▶ _Exercise directions_
Extract every line that contains the word "this".

(Collection entries)
★ ★ ★ ★ ★ ★ ★
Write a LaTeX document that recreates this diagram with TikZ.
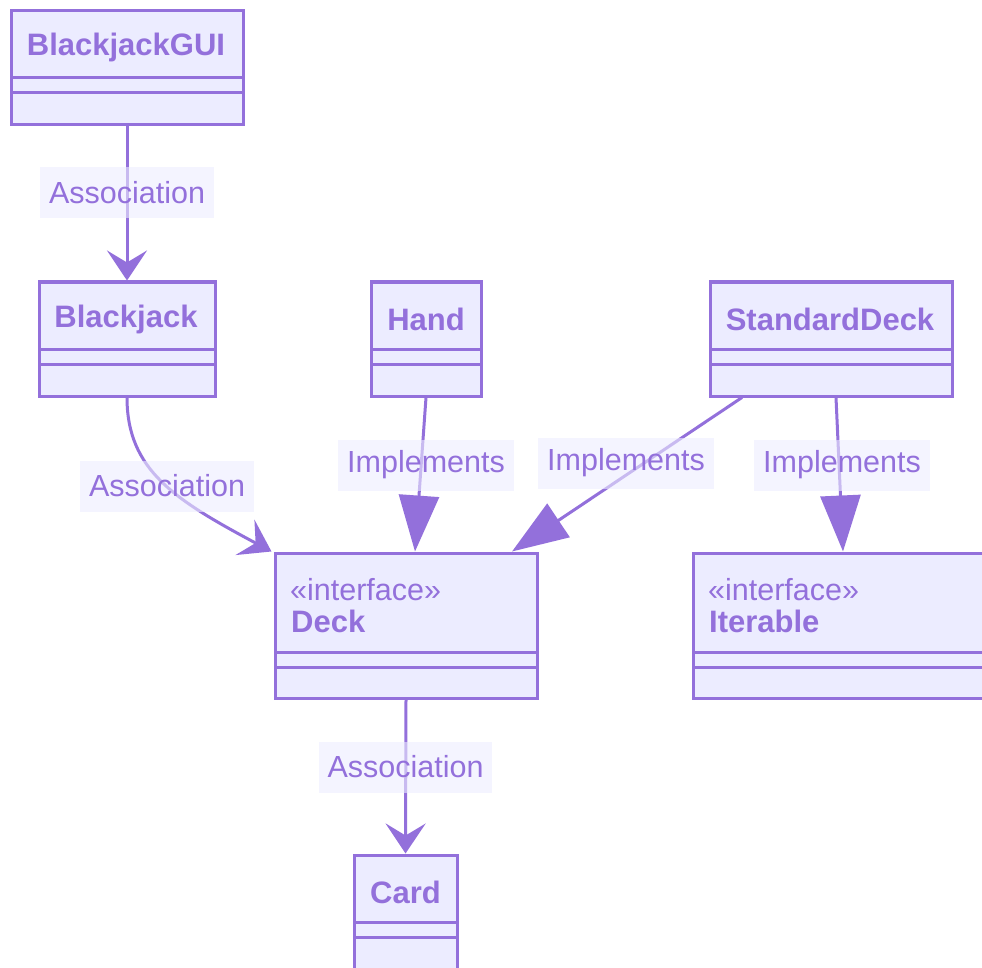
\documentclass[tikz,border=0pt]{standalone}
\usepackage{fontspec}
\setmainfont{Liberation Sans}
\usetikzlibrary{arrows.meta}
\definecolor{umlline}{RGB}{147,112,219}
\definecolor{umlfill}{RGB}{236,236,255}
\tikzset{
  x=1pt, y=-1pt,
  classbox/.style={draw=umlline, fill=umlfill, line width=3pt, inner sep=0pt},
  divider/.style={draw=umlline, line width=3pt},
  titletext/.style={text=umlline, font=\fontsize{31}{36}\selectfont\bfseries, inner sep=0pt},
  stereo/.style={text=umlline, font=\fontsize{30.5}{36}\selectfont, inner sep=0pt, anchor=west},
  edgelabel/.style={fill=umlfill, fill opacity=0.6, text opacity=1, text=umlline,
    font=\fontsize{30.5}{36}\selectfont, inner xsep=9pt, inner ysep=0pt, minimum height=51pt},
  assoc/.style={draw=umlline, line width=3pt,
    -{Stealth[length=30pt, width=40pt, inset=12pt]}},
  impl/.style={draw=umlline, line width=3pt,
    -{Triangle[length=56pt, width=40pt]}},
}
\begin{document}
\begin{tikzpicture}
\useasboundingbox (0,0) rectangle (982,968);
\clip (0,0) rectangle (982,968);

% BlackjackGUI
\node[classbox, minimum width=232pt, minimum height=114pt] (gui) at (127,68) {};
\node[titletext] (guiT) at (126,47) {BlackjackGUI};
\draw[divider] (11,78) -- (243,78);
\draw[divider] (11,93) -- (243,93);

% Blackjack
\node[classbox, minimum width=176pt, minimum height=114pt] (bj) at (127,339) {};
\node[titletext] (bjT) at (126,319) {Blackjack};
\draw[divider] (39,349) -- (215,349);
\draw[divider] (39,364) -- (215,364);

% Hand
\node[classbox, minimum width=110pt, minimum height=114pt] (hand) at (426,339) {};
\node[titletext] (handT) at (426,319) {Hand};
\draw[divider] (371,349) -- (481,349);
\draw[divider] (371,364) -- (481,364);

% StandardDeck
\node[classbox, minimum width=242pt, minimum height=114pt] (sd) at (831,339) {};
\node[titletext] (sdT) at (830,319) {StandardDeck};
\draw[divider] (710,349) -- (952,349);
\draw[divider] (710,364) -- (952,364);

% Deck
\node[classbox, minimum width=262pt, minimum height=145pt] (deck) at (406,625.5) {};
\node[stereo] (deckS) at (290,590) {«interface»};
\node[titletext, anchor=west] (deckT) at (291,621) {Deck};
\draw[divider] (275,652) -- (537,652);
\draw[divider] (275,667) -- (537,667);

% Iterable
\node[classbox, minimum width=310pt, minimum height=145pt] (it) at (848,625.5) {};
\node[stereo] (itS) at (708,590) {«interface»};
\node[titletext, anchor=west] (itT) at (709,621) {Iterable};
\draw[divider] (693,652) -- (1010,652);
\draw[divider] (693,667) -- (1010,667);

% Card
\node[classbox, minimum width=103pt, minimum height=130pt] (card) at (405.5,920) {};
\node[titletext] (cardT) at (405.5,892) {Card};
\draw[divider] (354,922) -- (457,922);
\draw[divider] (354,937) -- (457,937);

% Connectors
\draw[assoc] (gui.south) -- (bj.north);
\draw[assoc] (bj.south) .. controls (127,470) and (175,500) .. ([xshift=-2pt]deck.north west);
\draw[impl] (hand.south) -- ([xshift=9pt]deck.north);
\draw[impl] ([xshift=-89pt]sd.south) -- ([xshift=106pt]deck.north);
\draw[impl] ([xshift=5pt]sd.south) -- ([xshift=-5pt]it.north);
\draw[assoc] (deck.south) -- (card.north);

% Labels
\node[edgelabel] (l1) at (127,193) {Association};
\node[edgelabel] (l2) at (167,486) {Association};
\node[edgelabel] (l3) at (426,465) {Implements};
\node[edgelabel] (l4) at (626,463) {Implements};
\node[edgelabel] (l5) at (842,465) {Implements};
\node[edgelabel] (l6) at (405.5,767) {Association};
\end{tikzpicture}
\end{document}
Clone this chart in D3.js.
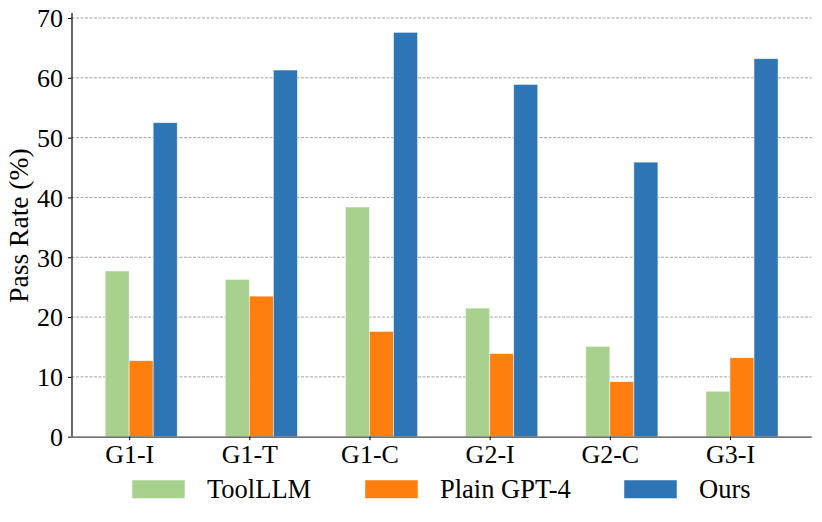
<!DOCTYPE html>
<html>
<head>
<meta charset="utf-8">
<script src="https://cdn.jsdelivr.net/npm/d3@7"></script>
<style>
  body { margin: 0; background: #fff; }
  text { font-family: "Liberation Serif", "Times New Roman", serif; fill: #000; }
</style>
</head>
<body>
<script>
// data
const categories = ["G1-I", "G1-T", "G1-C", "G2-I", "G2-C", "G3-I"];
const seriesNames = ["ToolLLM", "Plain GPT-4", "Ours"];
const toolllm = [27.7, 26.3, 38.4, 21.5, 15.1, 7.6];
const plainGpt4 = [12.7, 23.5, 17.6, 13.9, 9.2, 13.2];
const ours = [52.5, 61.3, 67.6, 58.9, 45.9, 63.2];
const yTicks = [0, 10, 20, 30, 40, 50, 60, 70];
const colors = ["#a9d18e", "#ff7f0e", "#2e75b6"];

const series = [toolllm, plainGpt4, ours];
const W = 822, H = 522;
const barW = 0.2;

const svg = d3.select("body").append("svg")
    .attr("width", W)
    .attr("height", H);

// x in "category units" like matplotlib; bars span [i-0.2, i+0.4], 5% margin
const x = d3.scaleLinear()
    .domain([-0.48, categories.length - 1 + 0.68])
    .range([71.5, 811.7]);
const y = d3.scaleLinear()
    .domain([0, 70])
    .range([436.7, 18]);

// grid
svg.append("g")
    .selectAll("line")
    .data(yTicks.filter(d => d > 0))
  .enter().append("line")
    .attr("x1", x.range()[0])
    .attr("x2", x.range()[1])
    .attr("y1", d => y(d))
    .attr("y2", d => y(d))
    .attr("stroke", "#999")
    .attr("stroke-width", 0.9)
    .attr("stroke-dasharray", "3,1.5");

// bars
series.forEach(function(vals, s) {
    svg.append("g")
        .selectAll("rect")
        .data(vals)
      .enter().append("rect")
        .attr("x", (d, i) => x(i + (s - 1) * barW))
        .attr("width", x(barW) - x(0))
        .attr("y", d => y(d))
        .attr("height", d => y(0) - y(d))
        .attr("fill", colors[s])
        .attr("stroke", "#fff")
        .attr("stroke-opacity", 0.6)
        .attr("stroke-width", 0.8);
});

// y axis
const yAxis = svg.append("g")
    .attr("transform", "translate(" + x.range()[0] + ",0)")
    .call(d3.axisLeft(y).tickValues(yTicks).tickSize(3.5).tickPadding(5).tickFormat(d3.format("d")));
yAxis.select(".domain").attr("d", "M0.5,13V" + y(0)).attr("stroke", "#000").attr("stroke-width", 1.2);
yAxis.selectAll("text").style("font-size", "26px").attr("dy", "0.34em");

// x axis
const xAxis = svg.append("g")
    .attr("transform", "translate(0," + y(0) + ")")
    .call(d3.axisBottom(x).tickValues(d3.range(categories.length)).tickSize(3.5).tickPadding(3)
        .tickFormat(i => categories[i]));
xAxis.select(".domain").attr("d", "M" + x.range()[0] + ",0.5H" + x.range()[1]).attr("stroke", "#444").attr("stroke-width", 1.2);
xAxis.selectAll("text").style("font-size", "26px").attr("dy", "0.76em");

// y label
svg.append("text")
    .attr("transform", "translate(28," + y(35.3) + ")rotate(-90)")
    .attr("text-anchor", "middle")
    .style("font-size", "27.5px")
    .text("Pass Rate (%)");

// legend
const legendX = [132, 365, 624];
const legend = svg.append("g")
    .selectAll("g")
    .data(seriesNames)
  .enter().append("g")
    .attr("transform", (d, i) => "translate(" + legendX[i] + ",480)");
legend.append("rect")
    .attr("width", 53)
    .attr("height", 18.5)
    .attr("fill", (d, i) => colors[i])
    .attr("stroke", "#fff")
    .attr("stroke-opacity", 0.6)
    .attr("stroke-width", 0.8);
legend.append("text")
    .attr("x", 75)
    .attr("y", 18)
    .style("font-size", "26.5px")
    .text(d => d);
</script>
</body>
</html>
★ ★ ★ ★ ★ ★ ★
▶ _Full output_
Write a LaTeX document that recreates this diagram with TikZ.
Clone this chart in D3.js.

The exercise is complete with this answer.